On Jan. 1, 2019, Pk Delay started releasing a new song every day of the year as part of his 365 project. On Jan. 1, 2020, he'll delete nearly all of them.
“I feel relieved and ready for what’s next,” says the musician, whose real name is William Hawkins IV. “It feels good though. … I learned that I have a lot more drive and dedication than most.”
To avoid the threat of over-saturation on social media, every song that was part of the 365 project was posted only on Soundcloud. But a small number, Hawkins’ top picks out of over 365 tracks (some days he dropped more than one), were posted on other outlets like YouTube and Spotify.
“If there was a song I really wanted to push, or that I really liked, I would put it on all the streaming sites,” says Hawkins. “I’d put out a music video and I make sure to perform the song if I had any live shows.”

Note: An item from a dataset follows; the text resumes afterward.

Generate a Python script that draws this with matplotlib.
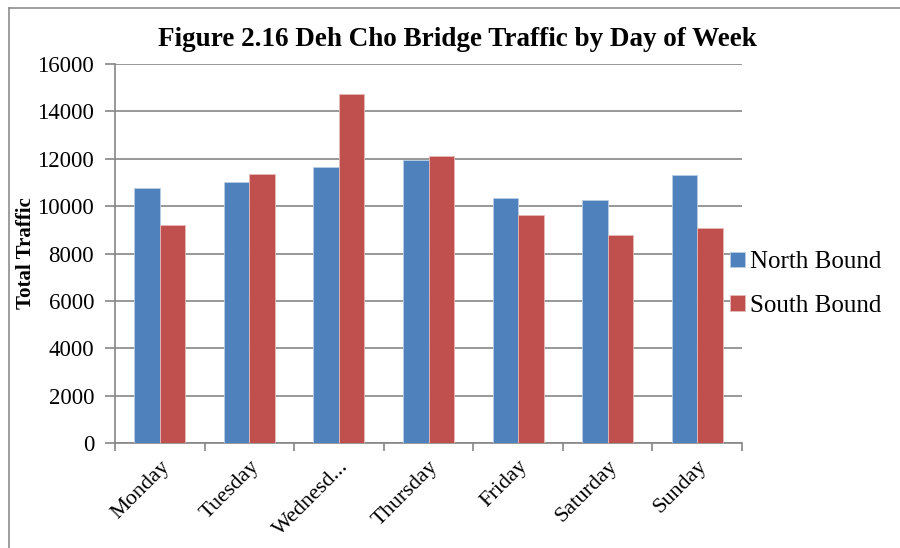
import matplotlib
matplotlib.use("Agg")
import matplotlib.pyplot as plt
import numpy as np
from matplotlib.lines import Line2D

days = ["Monday", "Tuesday", "Wednesd...", "Thursday", "Friday", "Saturday", "Sunday"]
north = [10750, 11030, 11650, 11930, 10340, 10270, 11310]
south = [9200, 11370, 14720, 12130, 9640, 8800, 9080]
yticks = [0, 2000, 4000, 6000, 8000, 10000, 12000, 14000, 16000]

plt.rcParams['font.family'] = ['Liberation Serif', 'DejaVu Serif']

fig = plt.figure(figsize=(9, 5.48), dpi=100)
ax = fig.add_axes([115/900, 1-443/548, (742-115)/900, (443-64)/548])

x = np.arange(len(days))
w = 0.285
blue = "#4F81BD"
red = "#C0504D"
ax.bar(x - w/2, north, w, color=blue, edgecolor="#B9CDE5", linewidth=0.6, label="North Bound", zorder=3)
ax.bar(x + w/2, south, w, color=red, edgecolor="#E6B9B8", linewidth=0.6, label="South Bound", zorder=3)

ax.set_xlim(-0.5, len(days) - 0.5)
ax.set_ylim(0, 16000)
ax.set_yticks(yticks)
ax.set_yticklabels([str(v) for v in yticks], fontsize=16.5)
ax.yaxis.grid(True, color="#868686", linewidth=1.2, zorder=0)
ax.set_axisbelow(True)

ax.set_xticks(np.arange(len(days) + 1) - 0.5, minor=False)
ax.set_xticklabels([])
ax.set_xticks(x, minor=True)
ax.set_xticklabels(days, minor=True, rotation=45, ha='right', rotation_mode='anchor', fontsize=16)
ax.tick_params(axis='x', which='minor', length=0, pad=10)
ax.tick_params(axis='x', which='major', length=6, color="#868686", width=1.2, direction='out')
ax.tick_params(axis='y', length=7, color="#868686", width=1.2, direction='out', pad=8)

for s in ['top', 'right']:
    ax.spines[s].set_visible(False)
for s in ['left', 'bottom']:
    ax.spines[s].set_color("#868686")
    ax.spines[s].set_linewidth(1.2)

ax.set_ylabel("Total Traffic", fontsize=15, fontweight='bold')
ax.yaxis.set_label_coords(-79/627, 0.5)

fig.text(457/900, 1-40/548, "Figure 2.16 Deh Cho Bridge Traffic by Day of Week",
         ha='center', va='center', fontsize=19.5, fontweight='bold')

leg = fig.legend(loc='center left', bbox_to_anchor=(730/900, 1-284/548), frameon=False,
                 fontsize=18, handlelength=0.58, handleheight=0.58, handletextpad=0.22,
                 labelspacing=0.85, borderpad=0, borderaxespad=0)

fig.add_artist(Line2D([9/900, 1.0], [1-7.5/548, 1-7.5/548], transform=fig.transFigure,
                      color="#8C8C8C", linewidth=1.2))
fig.add_artist(Line2D([9/900, 9/900], [0, 1-7.5/548], transform=fig.transFigure,
                      color="#8C8C8C", linewidth=1.2))

fig.savefig("out.png", dpi=100)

Those favorites will stay on Soundcloud into the new year, including the bass-thumping “Adding Up” and “Baby Woah,” in which Hawkins sings with lightly autotuned vocals instead of rapping. The kind of music Hawkins made changed depending on his mood or how his day was going.
“I had family members pass and dealt with personal stuff,” says Hawkins. “Like anyone else going to work, you still have to get the job done, still have to keep it moving. That’s how I looked at it. … I would talk about what happened, depending on how I felt, a song would be a little more conscious or a little more emotional.”
But there was never a time throughout the ups and downs of the year that Hawkins wanted to give up. He knew what he was getting into from the start, and knew that the power of the project relied on consistency. Missing a day meant the entire project would be pointless.
While a few of the songs from the 365 project will remain on other platforms, don’t expect an album featuring those select tracks. Hawkins is ready to move on from the project in 2020 and hopes to travel and do more shows outside of town. After completing such a prolific body of work, Hawkins wants to show he can do more than pump out one-offs.
“I agree that people are putting out music too fast because our attention spans are steadily decreasing because everything’s so rapid,” says Hawkins. “It’s just on to the next. But I felt like, why not? If that’s the way things are right now, why not take advantage of it? If you can create content at a good pace and it’s not affecting your personal life, why not create a lot of content?”